▶ WHAT IS BEING ASKED:
Give back the entire listing verbatim.

▶ GIVEN INFORMATION:
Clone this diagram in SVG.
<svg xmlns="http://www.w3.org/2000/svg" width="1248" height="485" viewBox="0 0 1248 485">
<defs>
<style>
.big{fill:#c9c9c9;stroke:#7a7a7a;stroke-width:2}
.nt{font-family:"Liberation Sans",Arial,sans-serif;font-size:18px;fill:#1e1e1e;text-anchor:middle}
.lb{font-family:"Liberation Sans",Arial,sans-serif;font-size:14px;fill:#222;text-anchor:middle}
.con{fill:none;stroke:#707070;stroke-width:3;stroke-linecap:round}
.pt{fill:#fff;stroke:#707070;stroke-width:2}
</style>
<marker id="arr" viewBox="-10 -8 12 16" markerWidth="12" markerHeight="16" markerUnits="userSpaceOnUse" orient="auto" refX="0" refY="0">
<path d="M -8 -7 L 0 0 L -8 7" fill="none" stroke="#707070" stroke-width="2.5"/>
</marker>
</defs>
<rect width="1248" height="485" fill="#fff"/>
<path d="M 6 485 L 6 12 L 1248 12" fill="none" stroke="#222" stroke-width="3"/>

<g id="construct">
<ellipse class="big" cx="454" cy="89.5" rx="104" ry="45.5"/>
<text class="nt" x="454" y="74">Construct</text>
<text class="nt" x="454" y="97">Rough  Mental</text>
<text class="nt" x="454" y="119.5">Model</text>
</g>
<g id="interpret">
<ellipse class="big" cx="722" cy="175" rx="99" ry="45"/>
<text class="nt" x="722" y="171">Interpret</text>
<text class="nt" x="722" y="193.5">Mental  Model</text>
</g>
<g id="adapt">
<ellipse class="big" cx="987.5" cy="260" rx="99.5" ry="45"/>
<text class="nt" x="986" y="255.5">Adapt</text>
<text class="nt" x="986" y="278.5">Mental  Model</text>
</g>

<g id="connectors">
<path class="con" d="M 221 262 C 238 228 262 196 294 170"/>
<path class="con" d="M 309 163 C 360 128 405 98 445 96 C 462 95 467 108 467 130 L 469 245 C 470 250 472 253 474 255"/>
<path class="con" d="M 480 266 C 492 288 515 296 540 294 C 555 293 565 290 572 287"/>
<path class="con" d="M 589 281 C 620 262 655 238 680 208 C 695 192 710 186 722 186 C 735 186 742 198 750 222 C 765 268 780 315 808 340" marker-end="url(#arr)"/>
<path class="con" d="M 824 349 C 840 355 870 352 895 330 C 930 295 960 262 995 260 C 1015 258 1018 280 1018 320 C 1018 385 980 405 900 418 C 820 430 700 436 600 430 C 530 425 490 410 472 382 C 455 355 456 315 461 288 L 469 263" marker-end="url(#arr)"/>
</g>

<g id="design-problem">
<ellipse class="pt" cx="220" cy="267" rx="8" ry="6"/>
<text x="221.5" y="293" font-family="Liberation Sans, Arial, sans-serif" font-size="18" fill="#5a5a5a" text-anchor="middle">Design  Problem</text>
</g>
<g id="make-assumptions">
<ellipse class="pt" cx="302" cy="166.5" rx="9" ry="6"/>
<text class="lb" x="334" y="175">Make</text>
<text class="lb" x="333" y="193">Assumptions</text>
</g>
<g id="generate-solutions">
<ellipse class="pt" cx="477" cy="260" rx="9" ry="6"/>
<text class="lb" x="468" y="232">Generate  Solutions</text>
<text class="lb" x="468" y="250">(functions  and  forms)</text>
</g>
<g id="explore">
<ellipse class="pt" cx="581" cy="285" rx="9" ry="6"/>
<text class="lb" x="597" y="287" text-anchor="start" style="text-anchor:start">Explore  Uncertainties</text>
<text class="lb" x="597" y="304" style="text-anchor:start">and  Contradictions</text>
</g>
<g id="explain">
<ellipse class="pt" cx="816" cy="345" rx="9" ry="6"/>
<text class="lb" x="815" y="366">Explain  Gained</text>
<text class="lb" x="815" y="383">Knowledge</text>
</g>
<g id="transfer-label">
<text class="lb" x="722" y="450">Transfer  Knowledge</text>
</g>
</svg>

▶ TASK ANSWER:
Clone this diagram in SVG.
<svg xmlns="http://www.w3.org/2000/svg" width="1248" height="485" viewBox="0 0 1248 485">
<defs>
<style>
.big{fill:#c9c9c9;stroke:#7a7a7a;stroke-width:2}
.nt{font-family:"Liberation Sans",Arial,sans-serif;font-size:18px;fill:#1e1e1e;text-anchor:middle}
.lb{font-family:"Liberation Sans",Arial,sans-serif;font-size:14px;fill:#222;text-anchor:middle}
.con{fill:none;stroke:#707070;stroke-width:3;stroke-linecap:round}
.pt{fill:#fff;stroke:#707070;stroke-width:2}
</style>
<marker id="arr" viewBox="-10 -8 12 16" markerWidth="12" markerHeight="16" markerUnits="userSpaceOnUse" orient="auto" refX="0" refY="0">
<path d="M -8 -7 L 0 0 L -8 7" fill="none" stroke="#707070" stroke-width="2.5"/>
</marker>
</defs>
<rect width="1248" height="485" fill="#fff"/>
<path d="M 6 485 L 6 12 L 1248 12" fill="none" stroke="#222" stroke-width="3"/>

<g id="construct">
<ellipse class="big" cx="454" cy="89.5" rx="104" ry="45.5"/>
<text class="nt" x="454" y="74">Construct</text>
<text class="nt" x="454" y="97">Rough  Mental</text>
<text class="nt" x="454" y="119.5">Model</text>
</g>
<g id="interpret">
<ellipse class="big" cx="722" cy="175" rx="99" ry="45"/>
<text class="nt" x="722" y="171">Interpret</text>
<text class="nt" x="722" y="193.5">Mental  Model</text>
</g>
<g id="adapt">
<ellipse class="big" cx="987.5" cy="260" rx="99.5" ry="45"/>
<text class="nt" x="986" y="255.5">Adapt</text>
<text class="nt" x="986" y="278.5">Mental  Model</text>
</g>

<g id="connectors">
<path class="con" d="M 221 262 C 238 228 262 196 294 170"/>
<path class="con" d="M 309 163 C 360 128 405 98 445 96 C 462 95 467 108 467 130 L 469 245 C 470 250 472 253 474 255"/>
<path class="con" d="M 480 266 C 492 288 515 296 540 294 C 555 293 565 290 572 287"/>
<path class="con" d="M 589 281 C 620 262 655 238 680 208 C 695 192 710 186 722 186 C 735 186 742 198 750 222 C 765 268 780 315 808 340" marker-end="url(#arr)"/>
<path class="con" d="M 824 349 C 840 355 870 352 895 330 C 930 295 960 262 995 260 C 1015 258 1018 280 1018 320 C 1018 385 980 405 900 418 C 820 430 700 436 600 430 C 530 425 490 410 472 382 C 455 355 456 315 461 288 L 469 263" marker-end="url(#arr)"/>
</g>

<g id="design-problem">
<ellipse class="pt" cx="220" cy="267" rx="8" ry="6"/>
<text x="221.5" y="293" font-family="Liberation Sans, Arial, sans-serif" font-size="18" fill="#5a5a5a" text-anchor="middle">Design  Problem</text>
</g>
<g id="make-assumptions">
<ellipse class="pt" cx="302" cy="166.5" rx="9" ry="6"/>
<text class="lb" x="334" y="175">Make</text>
<text class="lb" x="333" y="193">Assumptions</text>
</g>
<g id="generate-solutions">
<ellipse class="pt" cx="477" cy="260" rx="9" ry="6"/>
<text class="lb" x="468" y="232">Generate  Solutions</text>
<text class="lb" x="468" y="250">(functions  and  forms)</text>
</g>
<g id="explore">
<ellipse class="pt" cx="581" cy="285" rx="9" ry="6"/>
<text class="lb" x="597" y="287" text-anchor="start" style="text-anchor:start">Explore  Uncertainties</text>
<text class="lb" x="597" y="304" style="text-anchor:start">and  Contradictions</text>
</g>
<g id="explain">
<ellipse class="pt" cx="816" cy="345" rx="9" ry="6"/>
<text class="lb" x="815" y="366">Explain  Gained</text>
<text class="lb" x="815" y="383">Knowledge</text>
</g>
<g id="transfer-label">
<text class="lb" x="722" y="450">Transfer  Knowledge</text>
</g>
</svg>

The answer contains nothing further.